== Data segment ==
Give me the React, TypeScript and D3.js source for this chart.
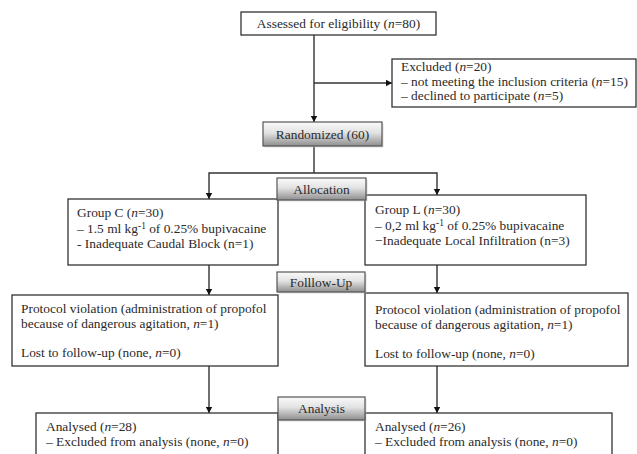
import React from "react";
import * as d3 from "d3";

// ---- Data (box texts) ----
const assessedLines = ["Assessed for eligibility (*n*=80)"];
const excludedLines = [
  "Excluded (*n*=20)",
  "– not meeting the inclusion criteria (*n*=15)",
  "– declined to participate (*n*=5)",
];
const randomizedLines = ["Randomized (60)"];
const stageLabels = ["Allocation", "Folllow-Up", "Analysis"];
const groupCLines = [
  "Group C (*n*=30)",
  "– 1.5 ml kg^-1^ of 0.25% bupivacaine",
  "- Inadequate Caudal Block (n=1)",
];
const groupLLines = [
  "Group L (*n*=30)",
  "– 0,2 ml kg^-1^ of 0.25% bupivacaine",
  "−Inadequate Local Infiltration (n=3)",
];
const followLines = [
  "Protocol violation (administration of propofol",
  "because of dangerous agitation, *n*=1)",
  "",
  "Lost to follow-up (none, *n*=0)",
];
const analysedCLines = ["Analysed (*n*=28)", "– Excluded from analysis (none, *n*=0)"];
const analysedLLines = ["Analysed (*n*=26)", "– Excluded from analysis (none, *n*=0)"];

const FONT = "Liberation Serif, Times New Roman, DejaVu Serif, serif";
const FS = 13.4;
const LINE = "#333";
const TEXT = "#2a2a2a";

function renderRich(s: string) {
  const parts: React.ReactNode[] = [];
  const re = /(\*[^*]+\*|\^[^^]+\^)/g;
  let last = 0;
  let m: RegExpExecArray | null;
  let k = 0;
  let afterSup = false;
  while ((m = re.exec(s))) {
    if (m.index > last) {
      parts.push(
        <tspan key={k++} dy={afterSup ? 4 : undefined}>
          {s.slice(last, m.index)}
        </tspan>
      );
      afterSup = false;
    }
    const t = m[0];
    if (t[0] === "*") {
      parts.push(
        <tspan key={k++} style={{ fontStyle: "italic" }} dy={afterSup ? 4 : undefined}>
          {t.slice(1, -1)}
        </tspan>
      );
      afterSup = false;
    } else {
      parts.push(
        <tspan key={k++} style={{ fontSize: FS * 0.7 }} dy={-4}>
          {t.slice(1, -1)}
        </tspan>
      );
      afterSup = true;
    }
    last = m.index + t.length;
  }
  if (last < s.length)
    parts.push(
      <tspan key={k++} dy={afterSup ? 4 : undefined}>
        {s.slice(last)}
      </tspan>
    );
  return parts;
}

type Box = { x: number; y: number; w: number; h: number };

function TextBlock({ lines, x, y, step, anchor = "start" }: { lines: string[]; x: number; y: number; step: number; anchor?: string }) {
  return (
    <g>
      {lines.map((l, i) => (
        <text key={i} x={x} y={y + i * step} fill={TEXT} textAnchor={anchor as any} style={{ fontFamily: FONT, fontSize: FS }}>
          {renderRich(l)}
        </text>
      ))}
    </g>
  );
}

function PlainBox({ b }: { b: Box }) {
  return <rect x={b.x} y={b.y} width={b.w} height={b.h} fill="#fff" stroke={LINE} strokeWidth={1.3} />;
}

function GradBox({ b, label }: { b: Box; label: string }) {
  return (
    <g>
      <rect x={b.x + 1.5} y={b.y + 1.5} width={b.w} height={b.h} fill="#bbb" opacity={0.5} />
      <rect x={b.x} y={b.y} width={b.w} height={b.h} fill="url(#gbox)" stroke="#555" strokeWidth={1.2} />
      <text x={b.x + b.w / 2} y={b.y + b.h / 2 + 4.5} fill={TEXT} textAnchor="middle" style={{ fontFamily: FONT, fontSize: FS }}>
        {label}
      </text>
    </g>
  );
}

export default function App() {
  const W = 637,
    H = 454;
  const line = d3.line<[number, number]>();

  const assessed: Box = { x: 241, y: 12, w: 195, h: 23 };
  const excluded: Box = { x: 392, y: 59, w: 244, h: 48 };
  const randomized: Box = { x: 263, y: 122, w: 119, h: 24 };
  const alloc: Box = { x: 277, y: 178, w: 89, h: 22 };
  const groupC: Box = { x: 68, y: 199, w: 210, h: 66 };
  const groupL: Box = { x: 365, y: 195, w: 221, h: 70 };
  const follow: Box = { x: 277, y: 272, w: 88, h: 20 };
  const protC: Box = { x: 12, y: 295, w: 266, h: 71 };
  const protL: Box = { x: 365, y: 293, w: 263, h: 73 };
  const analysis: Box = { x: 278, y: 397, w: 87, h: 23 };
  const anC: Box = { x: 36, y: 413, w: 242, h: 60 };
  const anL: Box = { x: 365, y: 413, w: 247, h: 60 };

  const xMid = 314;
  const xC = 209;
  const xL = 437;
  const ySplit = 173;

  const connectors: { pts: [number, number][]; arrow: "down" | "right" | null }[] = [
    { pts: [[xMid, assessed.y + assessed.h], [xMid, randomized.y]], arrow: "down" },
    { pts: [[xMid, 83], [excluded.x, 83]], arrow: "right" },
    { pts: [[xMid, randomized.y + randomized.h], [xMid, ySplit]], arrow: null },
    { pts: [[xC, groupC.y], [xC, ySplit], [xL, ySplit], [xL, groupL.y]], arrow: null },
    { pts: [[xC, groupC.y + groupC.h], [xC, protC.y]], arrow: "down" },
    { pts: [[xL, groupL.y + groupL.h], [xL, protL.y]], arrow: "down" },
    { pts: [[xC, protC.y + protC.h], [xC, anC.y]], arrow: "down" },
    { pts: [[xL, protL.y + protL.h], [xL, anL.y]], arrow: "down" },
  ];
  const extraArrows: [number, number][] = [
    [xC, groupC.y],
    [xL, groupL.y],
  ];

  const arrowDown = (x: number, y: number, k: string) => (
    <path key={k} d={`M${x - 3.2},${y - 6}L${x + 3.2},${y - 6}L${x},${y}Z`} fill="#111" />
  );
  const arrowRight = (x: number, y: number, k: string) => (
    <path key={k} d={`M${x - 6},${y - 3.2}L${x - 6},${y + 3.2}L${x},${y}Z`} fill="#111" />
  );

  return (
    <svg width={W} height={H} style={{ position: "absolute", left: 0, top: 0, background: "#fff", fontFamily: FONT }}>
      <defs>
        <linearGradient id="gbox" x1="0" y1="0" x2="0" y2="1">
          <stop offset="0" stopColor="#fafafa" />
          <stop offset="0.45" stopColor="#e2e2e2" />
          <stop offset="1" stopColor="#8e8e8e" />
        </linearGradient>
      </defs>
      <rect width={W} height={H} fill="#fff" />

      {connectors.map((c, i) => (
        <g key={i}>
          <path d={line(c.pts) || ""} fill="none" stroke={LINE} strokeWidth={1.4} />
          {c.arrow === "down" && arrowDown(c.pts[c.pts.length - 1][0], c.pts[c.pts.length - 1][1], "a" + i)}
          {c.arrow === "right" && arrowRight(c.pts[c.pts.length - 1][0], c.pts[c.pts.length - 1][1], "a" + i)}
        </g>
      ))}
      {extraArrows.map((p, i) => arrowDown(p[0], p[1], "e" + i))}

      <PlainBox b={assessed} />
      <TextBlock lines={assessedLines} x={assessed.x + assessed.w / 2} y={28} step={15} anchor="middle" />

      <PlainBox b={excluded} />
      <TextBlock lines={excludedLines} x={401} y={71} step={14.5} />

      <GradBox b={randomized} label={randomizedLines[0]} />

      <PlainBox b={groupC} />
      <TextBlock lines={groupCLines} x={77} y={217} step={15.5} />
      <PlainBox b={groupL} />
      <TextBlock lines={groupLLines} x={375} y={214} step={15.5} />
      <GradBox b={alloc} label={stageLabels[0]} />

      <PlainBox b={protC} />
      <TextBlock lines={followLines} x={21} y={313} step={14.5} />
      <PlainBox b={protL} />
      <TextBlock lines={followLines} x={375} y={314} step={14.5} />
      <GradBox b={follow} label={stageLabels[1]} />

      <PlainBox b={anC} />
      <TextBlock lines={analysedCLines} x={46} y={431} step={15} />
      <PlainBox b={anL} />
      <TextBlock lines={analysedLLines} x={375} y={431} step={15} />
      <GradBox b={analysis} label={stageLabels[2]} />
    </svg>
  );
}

== What the exercise asks ==
Restate each line from the start of the listing through the line bearing "import * as" word for word. Drop the pictures.

== Solution to this problem ==
Give me the React, TypeScript and D3.js source for this chart.
import React from "react";
import * as d3 from "d3";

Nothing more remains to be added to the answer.